→ **Provided material**

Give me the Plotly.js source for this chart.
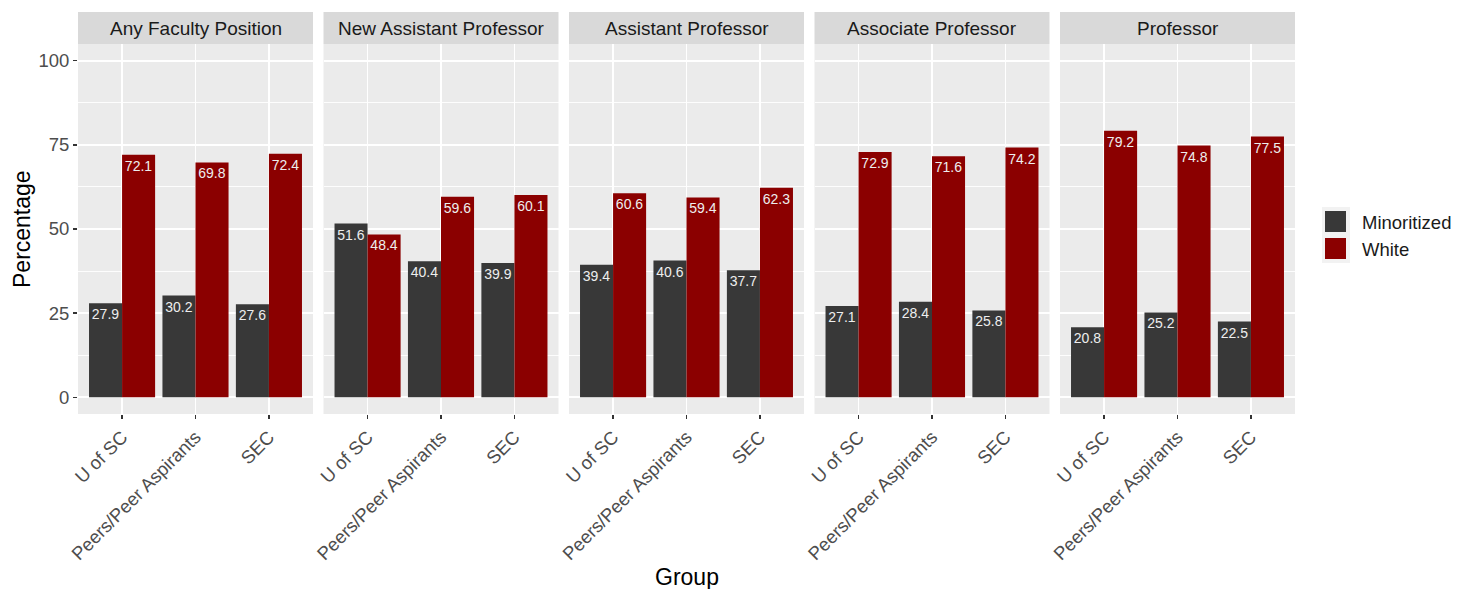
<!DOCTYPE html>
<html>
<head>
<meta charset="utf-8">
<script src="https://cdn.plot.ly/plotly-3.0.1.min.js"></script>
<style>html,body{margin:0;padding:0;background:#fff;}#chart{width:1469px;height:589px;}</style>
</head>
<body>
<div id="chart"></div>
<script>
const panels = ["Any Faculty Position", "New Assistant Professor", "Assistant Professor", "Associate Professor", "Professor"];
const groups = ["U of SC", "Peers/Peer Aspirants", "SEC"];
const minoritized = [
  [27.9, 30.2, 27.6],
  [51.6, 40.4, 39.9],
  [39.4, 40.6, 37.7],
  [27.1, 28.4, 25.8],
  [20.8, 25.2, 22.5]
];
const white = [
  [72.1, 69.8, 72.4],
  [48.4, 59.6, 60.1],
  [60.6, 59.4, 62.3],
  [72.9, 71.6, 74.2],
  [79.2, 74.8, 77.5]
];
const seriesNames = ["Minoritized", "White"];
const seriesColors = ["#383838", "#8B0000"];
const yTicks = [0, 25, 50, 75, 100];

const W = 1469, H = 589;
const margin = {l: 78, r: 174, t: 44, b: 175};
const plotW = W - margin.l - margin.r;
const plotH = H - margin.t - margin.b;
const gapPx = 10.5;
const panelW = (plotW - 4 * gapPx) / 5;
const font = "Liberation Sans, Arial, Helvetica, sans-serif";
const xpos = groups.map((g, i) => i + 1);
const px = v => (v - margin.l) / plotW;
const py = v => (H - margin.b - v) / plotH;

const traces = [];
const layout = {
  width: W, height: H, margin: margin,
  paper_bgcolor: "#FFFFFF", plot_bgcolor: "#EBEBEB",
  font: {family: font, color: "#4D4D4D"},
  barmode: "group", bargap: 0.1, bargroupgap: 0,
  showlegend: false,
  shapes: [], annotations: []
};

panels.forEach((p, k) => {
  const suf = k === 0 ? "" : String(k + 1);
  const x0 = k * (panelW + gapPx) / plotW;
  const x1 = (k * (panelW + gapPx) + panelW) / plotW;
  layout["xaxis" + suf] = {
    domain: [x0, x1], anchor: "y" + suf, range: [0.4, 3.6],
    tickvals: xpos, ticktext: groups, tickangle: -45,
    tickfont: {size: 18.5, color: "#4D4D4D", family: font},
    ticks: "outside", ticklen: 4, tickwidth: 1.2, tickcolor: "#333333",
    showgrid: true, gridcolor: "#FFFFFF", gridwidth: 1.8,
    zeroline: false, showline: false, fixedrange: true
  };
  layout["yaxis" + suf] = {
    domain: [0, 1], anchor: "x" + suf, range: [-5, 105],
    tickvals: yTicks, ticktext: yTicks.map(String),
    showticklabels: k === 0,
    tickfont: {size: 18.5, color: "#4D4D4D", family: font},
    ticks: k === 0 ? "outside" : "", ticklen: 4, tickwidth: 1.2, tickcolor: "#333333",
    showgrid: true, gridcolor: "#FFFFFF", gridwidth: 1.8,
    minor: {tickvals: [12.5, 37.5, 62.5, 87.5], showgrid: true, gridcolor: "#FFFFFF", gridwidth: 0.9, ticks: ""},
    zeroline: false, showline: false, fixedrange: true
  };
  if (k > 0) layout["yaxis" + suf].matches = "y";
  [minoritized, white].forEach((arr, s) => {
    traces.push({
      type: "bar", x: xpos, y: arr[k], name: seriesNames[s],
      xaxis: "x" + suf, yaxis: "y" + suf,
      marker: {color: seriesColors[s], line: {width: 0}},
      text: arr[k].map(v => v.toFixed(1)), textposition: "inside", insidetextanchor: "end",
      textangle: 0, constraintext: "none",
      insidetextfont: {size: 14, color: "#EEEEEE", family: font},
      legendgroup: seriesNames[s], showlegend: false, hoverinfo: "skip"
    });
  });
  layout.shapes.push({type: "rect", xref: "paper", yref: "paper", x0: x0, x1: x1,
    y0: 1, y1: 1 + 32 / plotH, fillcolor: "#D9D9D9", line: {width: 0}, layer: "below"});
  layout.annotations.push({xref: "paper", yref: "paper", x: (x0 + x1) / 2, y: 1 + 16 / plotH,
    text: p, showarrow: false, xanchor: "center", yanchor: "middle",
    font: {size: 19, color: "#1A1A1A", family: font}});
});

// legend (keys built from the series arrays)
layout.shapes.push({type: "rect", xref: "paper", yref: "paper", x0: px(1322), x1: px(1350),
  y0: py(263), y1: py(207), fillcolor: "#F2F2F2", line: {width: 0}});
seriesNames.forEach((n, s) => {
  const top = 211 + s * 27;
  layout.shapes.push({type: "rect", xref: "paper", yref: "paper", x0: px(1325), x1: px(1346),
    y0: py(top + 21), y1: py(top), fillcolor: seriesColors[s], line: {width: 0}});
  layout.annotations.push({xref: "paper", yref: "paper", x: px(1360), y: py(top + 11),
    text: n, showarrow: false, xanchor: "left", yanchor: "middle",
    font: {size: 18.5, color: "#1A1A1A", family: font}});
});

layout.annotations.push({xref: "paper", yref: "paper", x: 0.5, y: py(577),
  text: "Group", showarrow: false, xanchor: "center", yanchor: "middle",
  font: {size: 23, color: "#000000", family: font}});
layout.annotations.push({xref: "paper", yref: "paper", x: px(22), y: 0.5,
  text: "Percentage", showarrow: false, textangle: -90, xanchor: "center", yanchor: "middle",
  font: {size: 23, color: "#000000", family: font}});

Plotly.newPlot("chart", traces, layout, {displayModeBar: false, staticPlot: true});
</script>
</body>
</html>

→ **Exercise**
Collect the lines that hold "chart".

→ **Finished task**
Give me the Plotly.js source for this chart.
<style>html,body{margin:0;padding:0;background:#fff;}#chart{width:1469px;height:589px;}</style>
<div id="chart"></div>
Plotly.newPlot("chart", traces, layout, {displayModeBar: false, staticPlot: true});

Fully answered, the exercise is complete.